» WORK REQUIRED:
Check each line of the listing below for the string "chart", and copy the ones that have it.

» DATASET:
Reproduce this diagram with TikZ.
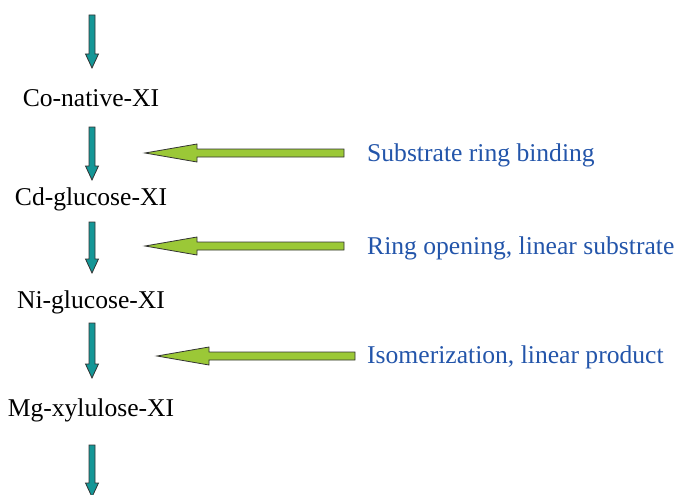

--

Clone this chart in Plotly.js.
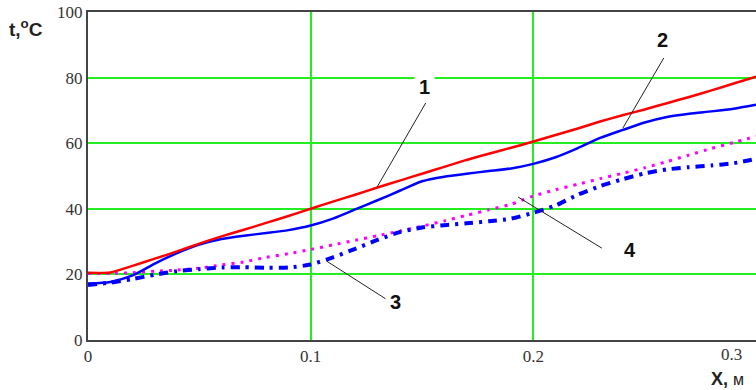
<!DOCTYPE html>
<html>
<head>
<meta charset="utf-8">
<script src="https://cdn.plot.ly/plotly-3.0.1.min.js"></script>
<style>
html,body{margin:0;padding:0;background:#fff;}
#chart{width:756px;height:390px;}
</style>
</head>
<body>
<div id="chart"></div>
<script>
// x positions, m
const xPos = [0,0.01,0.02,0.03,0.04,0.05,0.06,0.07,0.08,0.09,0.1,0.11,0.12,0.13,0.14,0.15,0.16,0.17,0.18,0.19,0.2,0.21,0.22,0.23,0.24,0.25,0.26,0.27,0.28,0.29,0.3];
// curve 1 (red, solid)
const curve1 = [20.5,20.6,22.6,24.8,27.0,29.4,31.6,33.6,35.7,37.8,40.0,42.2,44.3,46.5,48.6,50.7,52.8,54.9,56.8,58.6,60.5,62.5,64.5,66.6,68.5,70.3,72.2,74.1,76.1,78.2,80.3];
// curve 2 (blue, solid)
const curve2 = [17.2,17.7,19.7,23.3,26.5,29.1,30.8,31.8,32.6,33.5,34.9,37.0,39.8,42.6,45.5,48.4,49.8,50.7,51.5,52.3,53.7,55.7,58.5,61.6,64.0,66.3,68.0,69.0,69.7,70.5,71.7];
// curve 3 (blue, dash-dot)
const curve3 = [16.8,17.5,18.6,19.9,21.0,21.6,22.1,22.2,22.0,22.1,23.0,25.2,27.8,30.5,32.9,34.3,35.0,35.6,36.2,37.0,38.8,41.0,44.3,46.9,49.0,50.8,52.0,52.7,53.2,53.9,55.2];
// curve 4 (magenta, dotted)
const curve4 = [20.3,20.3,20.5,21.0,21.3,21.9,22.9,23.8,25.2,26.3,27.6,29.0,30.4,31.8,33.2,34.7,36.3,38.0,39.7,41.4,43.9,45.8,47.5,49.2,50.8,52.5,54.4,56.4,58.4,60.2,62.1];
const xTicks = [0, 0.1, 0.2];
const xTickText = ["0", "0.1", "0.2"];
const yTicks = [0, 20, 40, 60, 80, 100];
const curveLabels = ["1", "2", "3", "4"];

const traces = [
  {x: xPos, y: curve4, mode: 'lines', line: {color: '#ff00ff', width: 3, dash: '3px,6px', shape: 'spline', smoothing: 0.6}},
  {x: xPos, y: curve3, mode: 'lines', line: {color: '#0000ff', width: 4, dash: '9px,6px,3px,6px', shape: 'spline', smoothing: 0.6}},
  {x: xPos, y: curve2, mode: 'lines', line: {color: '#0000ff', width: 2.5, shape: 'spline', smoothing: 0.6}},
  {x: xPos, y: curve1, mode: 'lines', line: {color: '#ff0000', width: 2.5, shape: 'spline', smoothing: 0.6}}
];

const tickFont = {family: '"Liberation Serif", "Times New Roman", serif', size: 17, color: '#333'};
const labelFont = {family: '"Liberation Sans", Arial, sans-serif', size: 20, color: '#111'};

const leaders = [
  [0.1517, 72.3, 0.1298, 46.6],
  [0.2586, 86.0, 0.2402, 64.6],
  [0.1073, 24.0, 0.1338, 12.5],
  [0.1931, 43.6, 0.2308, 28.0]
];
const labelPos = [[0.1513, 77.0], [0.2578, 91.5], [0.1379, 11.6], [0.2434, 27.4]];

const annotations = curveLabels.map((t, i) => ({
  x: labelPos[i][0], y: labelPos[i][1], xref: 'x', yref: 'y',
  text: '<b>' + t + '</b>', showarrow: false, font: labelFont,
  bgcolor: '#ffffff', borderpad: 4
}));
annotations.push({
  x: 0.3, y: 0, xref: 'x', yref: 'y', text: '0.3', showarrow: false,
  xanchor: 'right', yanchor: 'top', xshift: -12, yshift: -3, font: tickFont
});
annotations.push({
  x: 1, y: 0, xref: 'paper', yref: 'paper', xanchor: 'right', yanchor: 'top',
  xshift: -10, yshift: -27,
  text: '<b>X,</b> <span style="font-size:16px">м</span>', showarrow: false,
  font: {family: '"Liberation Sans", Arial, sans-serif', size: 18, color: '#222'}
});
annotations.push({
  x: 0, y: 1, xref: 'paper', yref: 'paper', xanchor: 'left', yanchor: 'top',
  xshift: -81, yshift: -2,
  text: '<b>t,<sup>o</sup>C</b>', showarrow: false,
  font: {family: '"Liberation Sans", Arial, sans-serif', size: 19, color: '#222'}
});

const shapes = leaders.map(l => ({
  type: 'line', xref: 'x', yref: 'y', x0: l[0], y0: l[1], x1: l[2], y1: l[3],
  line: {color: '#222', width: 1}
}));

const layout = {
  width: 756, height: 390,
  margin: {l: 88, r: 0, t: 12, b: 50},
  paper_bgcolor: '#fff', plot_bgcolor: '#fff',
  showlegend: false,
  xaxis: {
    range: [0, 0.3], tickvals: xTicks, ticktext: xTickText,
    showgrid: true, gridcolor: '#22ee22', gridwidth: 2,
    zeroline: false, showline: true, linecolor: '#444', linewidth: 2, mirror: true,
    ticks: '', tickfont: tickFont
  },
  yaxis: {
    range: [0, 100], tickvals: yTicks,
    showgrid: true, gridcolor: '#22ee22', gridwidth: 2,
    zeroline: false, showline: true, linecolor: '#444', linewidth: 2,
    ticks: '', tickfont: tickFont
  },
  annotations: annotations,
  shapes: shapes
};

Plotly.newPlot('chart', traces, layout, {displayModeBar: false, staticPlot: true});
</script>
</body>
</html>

» ANSWER TO THE PROBLEM:
Clone this chart in Plotly.js.
#chart{width:756px;height:390px;}
<div id="chart"></div>
Plotly.newPlot('chart', traces, layout, {displayModeBar: false, staticPlot: true});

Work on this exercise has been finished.